#### Exercise:
Repeat word for word the lines from the top of the records through the line containing "stacijai: Renaico, IX Region</text>", and skip the pictures.

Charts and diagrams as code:
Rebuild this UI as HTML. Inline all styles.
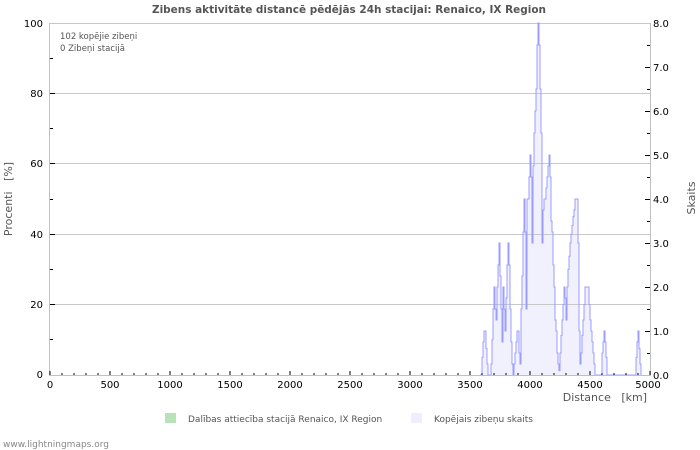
<!DOCTYPE html>
<html><head><meta charset="utf-8">
<style>
html,body{margin:0;padding:0;background:#fff;}
svg{display:block;}
text{font-family:"DejaVu Sans","Liberation Sans",sans-serif;}
</style></head>
<body>
<svg width="700" height="450" viewBox="0 0 700 450" xmlns="http://www.w3.org/2000/svg">
<rect width="700" height="450" fill="#fff"/>
<text x="152" y="13" font-size="10.5" font-weight="bold" fill="#555" textLength="394" lengthAdjust="spacingAndGlyphs">Zibens aktivitāte distancē pēdējās 24h stacijai: Renaico, IX Region</text>

<!-- data fill -->
<path d="M480,375 H482 V357.4 H483 V342 H484 V331 H486 V348.6 H487 V364 H488 V375 H491 V364 H492 V339.8 H493 V309 H494 V287 H495 V309 H496 V320 H497 V287 H498 V265 H499 V243 H500 V276 H501 V309 H502 V342 H503 V287 H504 V309 H505 V331 H506 V298 H507 V265 H508 V243 H509 V265 H510 V309 H511 V342 H512 V364 H513 V375 H514 V364 H515 V353 H516 V342 H517 V331 H519 V353 H520 V364 H521 V309 H522 V276 H523 V232 H524 V199 H525 V232 H526 V309 H527 V199 H529 V177 H530 V155 H531 V177 H532 V243 H533 V166 H534 V133 H535 V111 H536 V89 H537 V45 H538 V23 H539 V45 H540 V89 H541 V133 H542 V243 H543 V210 H544 V199 H546 V188 H547 V177 H548 V166 H549 V155 H550 V177 H551 V221 H552 V232 H553 V265 H554 V287 H555 V320 H556 V331 H557 V353 H558 V364 H559 V370.6 H560 V353 H561 V335.4 H562 V320 H563 V304.6 H564 V287 H565 V298 H566 V320 H567 V287 H568 V269.4 H569 V256.2 H570 V243 H571 V234.2 H572 V225.4 H573 V216.6 H574 V210 H575 V199 H578 V243 H579 V331 H580 V364 H581 V353 H582 V335.4 H583 V320 H584 V304.6 H585 V287 H589 V304.6 H590 V320 H591 V331 H592 V342 H593 V353 H594 V364 H595 V375 H602 V353 H603 V342 H604 V331 H605 V342 H606 V357.4 H607 V375 H636 V357.4 H637 V342 H638 V331 H639 V348.6 H640 V364 H641 V375 Z" fill="#f1f1fd" stroke="none"/>

<!-- grid -->
<g stroke="#c8c8c8" stroke-width="1" shape-rendering="crispEdges">
<line x1="50" y1="23.5" x2="650" y2="23.5"/>
<line x1="50" y1="93.5" x2="650" y2="93.5"/>
<line x1="50" y1="163.5" x2="650" y2="163.5"/>
<line x1="50" y1="234.5" x2="650" y2="234.5"/>
<line x1="50" y1="304.5" x2="650" y2="304.5"/>
</g>

<!-- data line -->
<path d="M480,375 H482 V357.4 H483 V342 H484 V331 H486 V348.6 H487 V364 H488 V375 H491 V364 H492 V339.8 H493 V309 H494 V287 H495 V309 H496 V320 H497 V287 H498 V265 H499 V243 H500 V276 H501 V309 H502 V342 H503 V287 H504 V309 H505 V331 H506 V298 H507 V265 H508 V243 H509 V265 H510 V309 H511 V342 H512 V364 H513 V375 H514 V364 H515 V353 H516 V342 H517 V331 H519 V353 H520 V364 H521 V309 H522 V276 H523 V232 H524 V199 H525 V232 H526 V309 H527 V199 H529 V177 H530 V155 H531 V177 H532 V243 H533 V166 H534 V133 H535 V111 H536 V89 H537 V45 H538 V23 H539 V45 H540 V89 H541 V133 H542 V243 H543 V210 H544 V199 H546 V188 H547 V177 H548 V166 H549 V155 H550 V177 H551 V221 H552 V232 H553 V265 H554 V287 H555 V320 H556 V331 H557 V353 H558 V364 H559 V370.6 H560 V353 H561 V335.4 H562 V320 H563 V304.6 H564 V287 H565 V298 H566 V320 H567 V287 H568 V269.4 H569 V256.2 H570 V243 H571 V234.2 H572 V225.4 H573 V216.6 H574 V210 H575 V199 H578 V243 H579 V331 H580 V364 H581 V353 H582 V335.4 H583 V320 H584 V304.6 H585 V287 H589 V304.6 H590 V320 H591 V331 H592 V342 H593 V353 H594 V364 H595 V375 H602 V353 H603 V342 H604 V331 H605 V342 H606 V357.4 H607 V375 H636 V357.4 H637 V342 H638 V331 H639 V348.6 H640 V364 H641 V375" fill="none" stroke="#9c9cff" stroke-width="1"/>

<!-- axes -->
<g stroke="#c0c0c0" stroke-width="1" shape-rendering="crispEdges">
<line x1="49.5" y1="23" x2="49.5" y2="375"/>
<line x1="650.5" y1="23" x2="650.5" y2="375"/>
<line x1="49" y1="375.5" x2="651" y2="375.5"/>
</g>

<!-- ticks -->
<g stroke="#000" stroke-width="1" shape-rendering="crispEdges">
<!-- bottom major -->
<path d="M50,375V371 M110,375V371 M170,375V371 M230,375V371 M290,375V371 M350,375V371 M410,375V371 M470,375V371 M530,375V371 M590,375V371 M650,375V371"/>
<!-- bottom minor -->
<path d="M62,375V373 M74,375V373 M86,375V373 M98,375V373 M122,375V373 M134,375V373 M146,375V373 M158,375V373 M182,375V373 M194,375V373 M206,375V373 M218,375V373 M242,375V373 M254,375V373 M266,375V373 M278,375V373 M302,375V373 M314,375V373 M326,375V373 M338,375V373 M362,375V373 M374,375V373 M386,375V373 M398,375V373 M422,375V373 M434,375V373 M446,375V373 M458,375V373 M482,375V373 M494,375V373 M506,375V373 M518,375V373 M542,375V373 M554,375V373 M566,375V373 M578,375V373 M602,375V373 M614,375V373 M626,375V373 M638,375V373"/>
<!-- left major -->
<path d="M50,93.5H55 M50,163.5H55 M50,234.5H55 M50,304.5H55"/>
<!-- left minor -->
<path d="M50,58.5H53 M50,128.5H53 M50,199.5H53 M50,269.5H53 M50,339.5H53"/>
<!-- right major -->
<path d="M645,67.5H650 M645,111.5H650 M645,155.5H650 M645,199.5H650 M645,243.5H650 M645,287.5H650 M645,331.5H650"/>
<!-- right minor -->
<path d="M647,45.5H650 M647,89.5H650 M647,133.5H650 M647,177.5H650 M647,221.5H650 M647,265.5H650 M647,309.5H650 M647,353.5H650"/>
</g>

<!-- left labels -->
<g font-size="10" fill="#000" text-anchor="end">
<text x="43" y="27">100</text>
<text x="43" y="97">80</text>
<text x="43" y="167">60</text>
<text x="43" y="238">40</text>
<text x="43" y="308">20</text>
<text x="43" y="378">0</text>
</g>
<!-- right labels -->
<g font-size="10" fill="#000" text-anchor="start">
<text x="653" y="27">8.0</text>
<text x="653" y="71">7.0</text>
<text x="653" y="115">6.0</text>
<text x="653" y="159">5.0</text>
<text x="653" y="203">4.0</text>
<text x="653" y="247">3.0</text>
<text x="653" y="291">2.0</text>
<text x="653" y="335">1.0</text>
<text x="653" y="379">0.0</text>
</g>
<!-- bottom labels -->
<g font-size="10" fill="#000" text-anchor="middle">
<text x="50" y="388">0</text>
<text x="110" y="388">500</text>
<text x="170" y="388">1000</text>
<text x="230" y="388">1500</text>
<text x="290" y="388">2000</text>
<text x="350" y="388">2500</text>
<text x="410" y="388">3000</text>
<text x="470" y="388">3500</text>
<text x="530" y="388">4000</text>
<text x="590" y="388">4500</text>
<text x="648" y="388">5000</text>
</g>

<!-- annotation -->
<text x="60" y="39" font-size="8.5" fill="#555">102 kopējie zibeņi</text>
<text x="60" y="51" font-size="8.5" fill="#555">0 Zibeņi stacijā</text>

<!-- axis titles -->
<text x="647" y="401" font-size="11" fill="#555" text-anchor="end" xml:space="preserve">Distance   [km]</text>
<text transform="translate(12,199) rotate(-90)" font-size="11" fill="#555" text-anchor="middle" xml:space="preserve">Procenti   [%]</text>
<text transform="translate(695,198) rotate(-90)" font-size="11" fill="#555" text-anchor="middle">Skaits</text>

<!-- legend -->
<rect x="165" y="413" width="11" height="10" fill="#b8e2b8"/>
<text x="188" y="422" font-size="9" fill="#555">Dalības attiecība stacijā Renaico, IX Region</text>
<rect x="411" y="413" width="11" height="10" fill="#eeeeff"/>
<text x="434" y="422" font-size="9" fill="#555">Kopējais zibeņu skaits</text>

<text x="3" y="447" font-size="9" fill="#888">www.lightningmaps.org</text>
</svg>
</body></html>
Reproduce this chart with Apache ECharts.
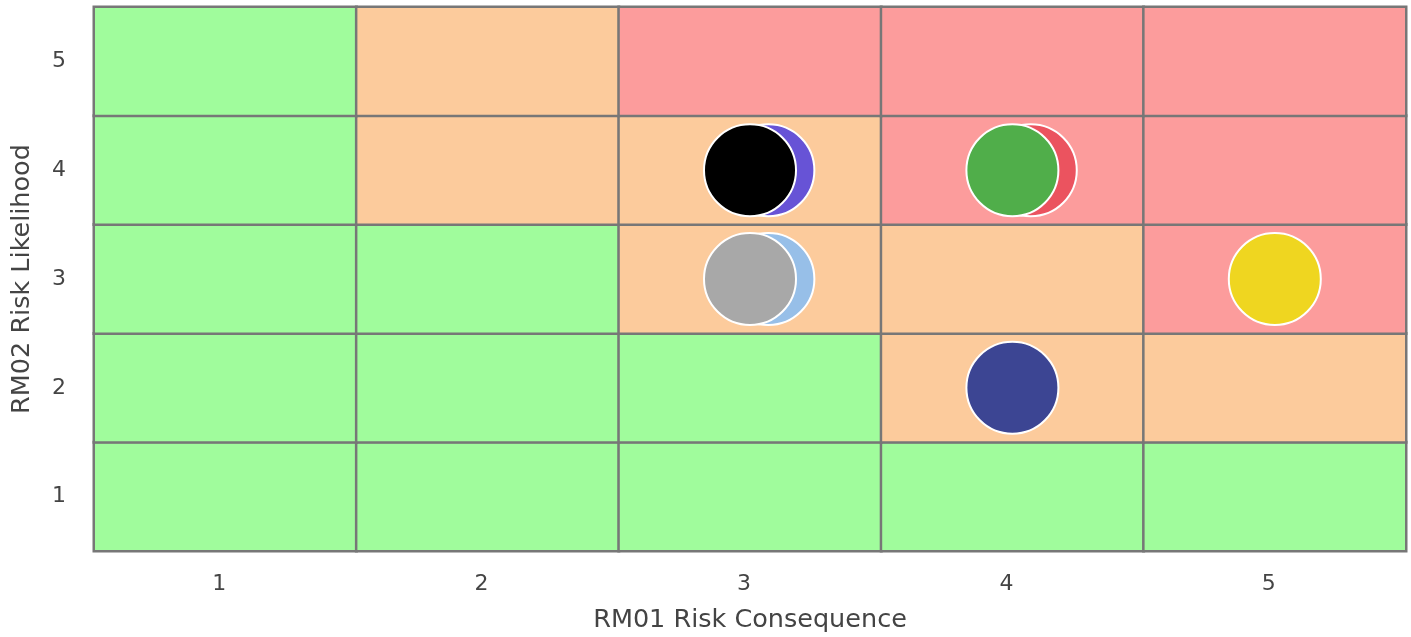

#### Correct answer:
Rebuild this UI as HTML. Inline all styles.
<!DOCTYPE html>
<html><head><meta charset="utf-8">
<style>
html,body{margin:0;padding:0;background:#fff;}
svg{display:block;}
text{font-family:"DejaVu Sans","Liberation Sans",sans-serif;}
</style></head>
<body>
<svg width="700" height="450" viewBox="0 0 700 450" xmlns="http://www.w3.org/2000/svg">
<rect width="700" height="450" fill="#fff"/>
<text x="152" y="13" font-size="10.5" font-weight="bold" fill="#555" textLength="394" lengthAdjust="spacingAndGlyphs">Zibens aktivitāte distancē pēdējās 24h stacijai: Renaico, IX Region</text>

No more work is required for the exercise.